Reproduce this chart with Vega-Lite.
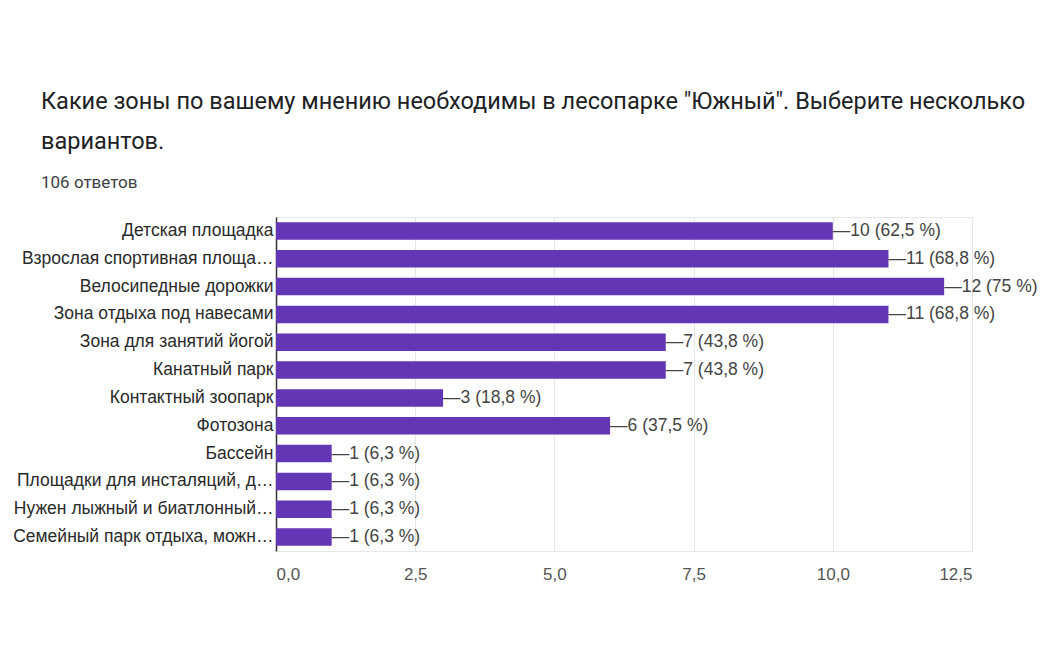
{
  "$schema": "https://vega.github.io/schema/vega-lite/v6.json",
  "width": 696,
  "height": 334,
  "autosize": {"type": "none"},
  "padding": {"left": 276, "top": 217, "right": 82, "bottom": 99},
  "background": "white",
  "title": {
    "text": ["Какие зоны по вашему мнению необходимы в лесопарке \"Южный\". Выберите несколько", "вариантов."],
    "subtitle": "106 ответов",
    "anchor": "start",
    "frame": "group",
    "dx": -235,
    "offset": 26,
    "font": "Roboto",
    "fontSize": 23.5,
    "fontWeight": "normal",
    "color": "#202124",
    "lineHeight": 40,
    "subtitleFont": "Roboto",
    "subtitleFontSize": 17,
    "subtitleColor": "#3c4043",
    "subtitlePadding": 22
  },
  "data": {
    "values": [
      {"zone": "Детская площадка", "count": 10, "label": "—10 (62,5 %)"},
      {"zone": "Взрослая спортивная площа…", "count": 11, "label": "—11 (68,8 %)"},
      {"zone": "Велосипедные дорожки", "count": 12, "label": "—12 (75 %)"},
      {"zone": "Зона отдыха под навесами", "count": 11, "label": "—11 (68,8 %)"},
      {"zone": "Зона для занятий йогой", "count": 7, "label": "—7 (43,8 %)"},
      {"zone": "Канатный парк", "count": 7, "label": "—7 (43,8 %)"},
      {"zone": "Контактный зоопарк", "count": 3, "label": "—3 (18,8 %)"},
      {"zone": "Фотозона", "count": 6, "label": "—6 (37,5 %)"},
      {"zone": "Бассейн", "count": 1, "label": "—1 (6,3 %)"},
      {"zone": "Площадки для инсталяций, д…", "count": 1, "label": "—1 (6,3 %)"},
      {"zone": "Нужен лыжный и биатлонный…", "count": 1, "label": "—1 (6,3 %)"},
      {"zone": "Семейный парк отдыха, можн…", "count": 1, "label": "—1 (6,3 %)"}
    ]
  },
  "encoding": {
    "y": {
      "field": "zone",
      "type": "nominal",
      "sort": null,
      "scale": {"paddingInner": 0.37, "paddingOuter": 0.185},
      "axis": {
        "title": null,
        "ticks": false,
        "domain": true,
        "domainColor": "#333333",
        "domainWidth": 1.5,
        "labelFont": "Liberation Sans",
        "labelFontSize": 17.5,
        "labelColor": "#2a2a2a",
        "labelPadding": 3,
        "labelLimit": 300,
        "grid": false
      }
    },
    "x": {
      "field": "count",
      "type": "quantitative",
      "scale": {"domain": [0, 12.5], "nice": false},
      "axis": {
        "title": null,
        "values": [0, 2.5, 5, 7.5, 10, 12.5],
        "format": ".1f",
        "labelExpr": "replace(datum.label, '.', ',')",
        "ticks": false,
        "domain": false,
        "grid": true,
        "gridColor": "#e6e6e6",
        "labelFont": "Liberation Sans",
        "labelFontSize": 17,
        "labelColor": "#555555",
        "labelPadding": 15
      }
    }
  },
  "layer": [
    {"mark": {"type": "bar", "color": "#6236b5"}},
    {
      "mark": {"type": "text", "align": "left", "baseline": "middle", "dx": 0, "font": "Liberation Sans", "fontSize": 17.5, "color": "#444444"},
      "encoding": {"text": {"field": "label"}}
    }
  ],
  "config": {
    "view": {"stroke": "#e6e6e6"}
  }
}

#### Exercise brief:
Copy all the lines of data exactly as they appear, dropping any images.

#### Result:
Reproduce this chart with Vega-Lite.
{
  "$schema": "https://vega.github.io/schema/vega-lite/v6.json",
  "width": 696,
  "height": 334,
  "autosize": {"type": "none"},
  "padding": {"left": 276, "top": 217, "right": 82, "bottom": 99},
  "background": "white",
  "title": {
    "text": ["Какие зоны по вашему мнению необходимы в лесопарке \"Южный\". Выберите несколько", "вариантов."],
    "subtitle": "106 ответов",
    "anchor": "start",
    "frame": "group",
    "dx": -235,
    "offset": 26,
    "font": "Roboto",
    "fontSize": 23.5,
    "fontWeight": "normal",
    "color": "#202124",
    "lineHeight": 40,
    "subtitleFont": "Roboto",
    "subtitleFontSize": 17,
    "subtitleColor": "#3c4043",
    "subtitlePadding": 22
  },
  "data": {
    "values": [
      {"zone": "Детская площадка", "count": 10, "label": "—10 (62,5 %)"},
      {"zone": "Взрослая спортивная площа…", "count": 11, "label": "—11 (68,8 %)"},
      {"zone": "Велосипедные дорожки", "count": 12, "label": "—12 (75 %)"},
      {"zone": "Зона отдыха под навесами", "count": 11, "label": "—11 (68,8 %)"},
      {"zone": "Зона для занятий йогой", "count": 7, "label": "—7 (43,8 %)"},
      {"zone": "Канатный парк", "count": 7, "label": "—7 (43,8 %)"},
      {"zone": "Контактный зоопарк", "count": 3, "label": "—3 (18,8 %)"},
      {"zone": "Фотозона", "count": 6, "label": "—6 (37,5 %)"},
      {"zone": "Бассейн", "count": 1, "label": "—1 (6,3 %)"},
      {"zone": "Площадки для инсталяций, д…", "count": 1, "label": "—1 (6,3 %)"},
      {"zone": "Нужен лыжный и биатлонный…", "count": 1, "label": "—1 (6,3 %)"},
      {"zone": "Семейный парк отдыха, можн…", "count": 1, "label": "—1 (6,3 %)"}
    ]
  },
  "encoding": {
    "y": {
      "field": "zone",
      "type": "nominal",
      "sort": null,
      "scale": {"paddingInner": 0.37, "paddingOuter": 0.185},
      "axis": {
        "title": null,
        "ticks": false,
        "domain": true,
        "domainColor": "#333333",
        "domainWidth": 1.5,
        "labelFont": "Liberation Sans",
        "labelFontSize": 17.5,
        "labelColor": "#2a2a2a",
        "labelPadding": 3,
        "labelLimit": 300,
        "grid": false
      }
    },
    "x": {
      "field": "count",
      "type": "quantitative",
      "scale": {"domain": [0, 12.5], "nice": false},
      "axis": {
        "title": null,
        "values": [0, 2.5, 5, 7.5, 10, 12.5],
        "format": ".1f",
        "labelExpr": "replace(datum.label, '.', ',')",
        "ticks": false,
        "domain": false,
        "grid": true,
        "gridColor": "#e6e6e6",
        "labelFont": "Liberation Sans",
        "labelFontSize": 17,
        "labelColor": "#555555",
        "labelPadding": 15
      }
    }
  },
  "layer": [
    {"mark": {"type": "bar", "color": "#6236b5"}},
    {
      "mark": {"type": "text", "align": "left", "baseline": "middle", "dx": 0, "font": "Liberation Sans", "fontSize": 17.5, "color": "#444444"},
      "encoding": {"text": {"field": "label"}}
    }
  ],
  "config": {
    "view": {"stroke": "#e6e6e6"}
  }
}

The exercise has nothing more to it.